Mr. Perle said that he was not engaged in lobbying with senior officials at
the Defense Department and that his role was to advise Global Crossing on
the process of gaining approval. He said his sole discussions with Pentagon
officials had been over what assurances they would need to satisfy
themselves that a deal would not pose any national security problems.

"I'm not using public office for private gain because the Defense Policy
Board has nothing to do with the CFIUS process," he said.

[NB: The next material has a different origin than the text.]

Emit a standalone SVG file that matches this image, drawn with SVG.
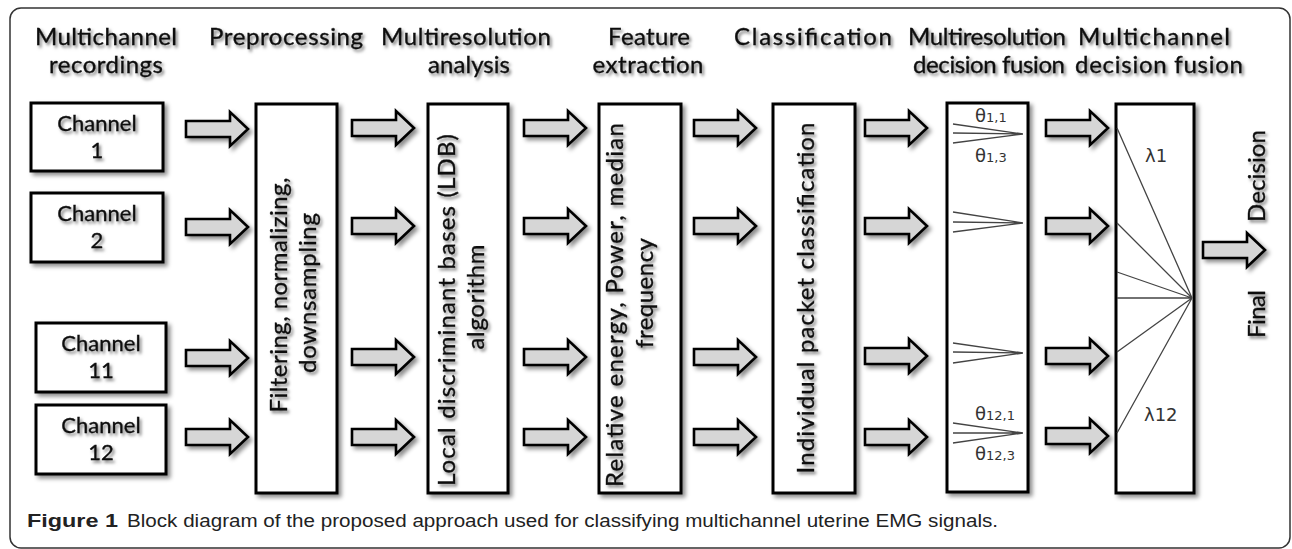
<svg xmlns="http://www.w3.org/2000/svg" width="1292" height="549" viewBox="0 0 1292 549">
<defs>
<filter id="bsh" x="-20%" y="-20%" width="150%" height="150%"><feDropShadow dx="3" dy="3" stdDeviation="2" flood-color="#000" flood-opacity="0.45"/></filter>
<filter id="tsh" x="-20%" y="-20%" width="150%" height="150%"><feDropShadow dx="2" dy="2.5" stdDeviation="1.6" flood-color="#000" flood-opacity="0.5"/></filter>
<path id="arr" d="M0,-8 L44,-8 L44,-17 L62,0 L44,17 L44,8 L0,8 Z"/>
</defs>
<style>
.box{fill:#fff;stroke:#000;stroke-width:3}
.ar{fill:#d6d6d6;stroke:#000;stroke-width:2.6;stroke-linejoin:miter}
.hd,.bt,.rt{font-family:Lato,"Liberation Sans",sans-serif;fill:#111;stroke:#111;stroke-width:0.35;text-anchor:middle}
.hd{font-size:24px}
.bt{font-size:22px}
.rt{font-size:24px}
.gk{font-family:"DejaVu Sans","Liberation Sans",sans-serif;font-size:18px;fill:#333}
.sb{font-size:13px}
.fan{stroke:#444;stroke-width:1.3;fill:none}
.cap{font-family:"Liberation Sans",Arial,sans-serif;font-size:17.5px;fill:#222}
</style>
<rect x="10" y="8" width="1280" height="540" rx="11" fill="none" stroke="#333" stroke-width="1.5"/>

<g id="headers" filter="url(#tsh)">
<text class="hd" x="106" y="45" textLength="142">Multichannel</text>
<text class="hd" x="106" y="73" textLength="114">recordings</text>
<text class="hd" x="286" y="45" textLength="154">Preprocessing</text>
<text class="hd" x="466" y="45" textLength="170">Multiresolution</text>
<text class="hd" x="469" y="73" textLength="82">analysis</text>
<text class="hd" x="649" y="45" textLength="82">Feature</text>
<text class="hd" x="648" y="73" textLength="111">extraction</text>
<text class="hd" x="813" y="45" textLength="158">Classification</text>
<text class="hd" x="987" y="45" textLength="158">Multiresolution</text>
<text class="hd" x="989" y="73" textLength="152">decision fusion</text>
<text class="hd" x="1154" y="45" textLength="152">Multichannel</text>
<text class="hd" x="1159" y="73" textLength="168">decision fusion</text>
</g>

<g id="ch1"><rect class="box" x="31" y="103" width="132" height="68" filter="url(#bsh)"/><g filter="url(#tsh)"><text class="bt" x="97" y="131">Channel</text><text class="bt" x="97" y="158">1</text></g></g>
<g id="ch2"><rect class="box" x="31" y="193" width="132" height="69" filter="url(#bsh)"/><g filter="url(#tsh)"><text class="bt" x="97" y="221">Channel</text><text class="bt" x="97" y="248">2</text></g></g>
<g id="ch11"><rect class="box" x="36" y="323" width="130" height="69" filter="url(#bsh)"/><g filter="url(#tsh)"><text class="bt" x="101" y="351">Channel</text><text class="bt" x="101" y="378">11</text></g></g>
<g id="ch12"><rect class="box" x="36" y="405" width="130" height="69" filter="url(#bsh)"/><g filter="url(#tsh)"><text class="bt" x="101" y="433">Channel</text><text class="bt" x="101" y="460">12</text></g></g>

<g id="pre"><rect class="box" x="256" y="104" width="81" height="389" filter="url(#bsh)"/>
<g filter="url(#tsh)"><text class="rt" transform="translate(287,295) rotate(-90)" textLength="235">Filtering, normalizing,</text><text class="rt" transform="translate(316,293) rotate(-90)" textLength="160">downsampling</text></g></g>

<g id="ldb"><rect class="box" x="428" y="104" width="80" height="389" filter="url(#bsh)"/>
<g filter="url(#tsh)"><text class="rt" transform="translate(455,310) rotate(-90)" textLength="352">Local discriminant bases (LDB)</text><text class="rt" transform="translate(484,297) rotate(-90)" textLength="105">algorithm</text></g></g>

<g id="feat"><rect class="box" x="599" y="104" width="82" height="389" filter="url(#bsh)"/>
<g filter="url(#tsh)"><text class="rt" transform="translate(623,305) rotate(-90)" textLength="364">Relative energy, Power, median</text><text class="rt" transform="translate(653,293) rotate(-90)" textLength="110">frequency</text></g></g>

<g id="cls"><rect class="box" x="773" y="104" width="82" height="389" filter="url(#bsh)"/>
<g filter="url(#tsh)"><text class="rt" transform="translate(814,298) rotate(-90)" textLength="351">Individual packet classification</text></g></g>

<g id="mrf"><rect class="box" x="947" y="103" width="81" height="389" filter="url(#bsh)"/>
<g class="fan">
<path d="M953,124 L1023,134 M953,133 L1023,134 M953,143 L1023,134"/>
<path d="M953,212 L1023,223 M953,222 L1023,223 M953,232 L1023,223"/>
<path d="M953,343 L1023,353 M953,352 L1023,353 M953,363 L1023,353"/>
<path d="M953,423 L1023,433 M953,433 L1023,433 M953,443 L1023,433"/>
</g>
<text class="gk" x="975" y="122">θ<tspan class="sb">1,1</tspan></text>
<text class="gk" x="975" y="162">θ<tspan class="sb">1,3</tspan></text>
<text class="gk" x="975" y="420">θ<tspan class="sb">12,1</tspan></text>
<text class="gk" x="975" y="460">θ<tspan class="sb">12,3</tspan></text>
</g>

<g id="mcf"><rect class="box" x="1116" y="104" width="78" height="389" filter="url(#bsh)"/>
<g class="fan">
<path d="M1117,128 L1192,298 M1117,223 L1192,298 M1117,272 L1192,298 M1117,298 L1192,298 M1117,352 L1192,298 M1117,433 L1192,298"/>
</g>
<text class="gk" x="1145" y="162">λ1</text>
<text class="gk" x="1144" y="421">λ12</text>
</g>

<g id="connectors" filter="url(#bsh)">
<use href="#arr" class="ar" x="186" y="129"/><use href="#arr" class="ar" x="186" y="227"/><use href="#arr" class="ar" x="186" y="358"/><use href="#arr" class="ar" x="186" y="437"/>
<use href="#arr" class="ar" x="352" y="128"/><use href="#arr" class="ar" x="352" y="226"/><use href="#arr" class="ar" x="352" y="357"/><use href="#arr" class="ar" x="352" y="437"/>
<use href="#arr" class="ar" x="524" y="128"/><use href="#arr" class="ar" x="524" y="226"/><use href="#arr" class="ar" x="524" y="357"/><use href="#arr" class="ar" x="524" y="437"/>
<use href="#arr" class="ar" x="694" y="128"/><use href="#arr" class="ar" x="694" y="226"/><use href="#arr" class="ar" x="694" y="357"/><use href="#arr" class="ar" x="694" y="437"/>
<use href="#arr" class="ar" x="865" y="128"/><use href="#arr" class="ar" x="865" y="226"/><use href="#arr" class="ar" x="865" y="356"/><use href="#arr" class="ar" x="865" y="437"/>
<use href="#arr" class="ar" x="1046" y="128"/><use href="#arr" class="ar" x="1046" y="226"/><use href="#arr" class="ar" x="1046" y="356"/><use href="#arr" class="ar" x="1046" y="436"/>
<use href="#arr" class="ar" x="1203" y="250"/>
</g>

<g id="final" filter="url(#tsh)">
<text class="rt" transform="translate(1265,176) rotate(-90)" textLength="92">Decision</text>
<text class="rt" transform="translate(1265,314) rotate(-90)" textLength="48">Final</text>
</g>

<g id="caption">
<text class="cap" x="27" y="527" font-weight="bold" textLength="91" lengthAdjust="spacingAndGlyphs">Figure 1</text>
<text class="cap" x="127" y="527" textLength="871" lengthAdjust="spacingAndGlyphs">Block diagram of the proposed approach used for classifying multichannel uterine EMG signals.</text>
</g>
</svg>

But other lawyers and advisers to the companies involved in the deal said
that Mr. Perle had been brought in precisely because he has access to top
officials. They noted that Mr. Perle's fee was largely contingent on the
deal's being approved, an unusual arrangement in Washington legal circles.
And they noted that he was retained after Global Crossing, which has a
history of using well-connected lobbyists, had realized that many of the
other lawyers and lobbyists had strong Democratic ties but no solid
Republican ones.

Among others who have been retained to gain approval of the proposed deal
are Thomas F. McLarty III, the former Clinton chief of staff; Stuart E.
Eizenstat, a former deputy Treasury secretary, and lawyers at Skadden, Arps,
Slate, Meagher & Flom and Dewey Ballantine.

Mr. Perle, who as chairman of the Defense Policy Board has been a leading
advocate of the United States' invasion of Iraq, spoke on Wednesday in a
conference call sponsored by Goldman Sachs, in which he advised participants
on possible investment opportunities arising from the war. The conference's
title was "Implications of an Imminent War: Iraq Now. North Korea Next?"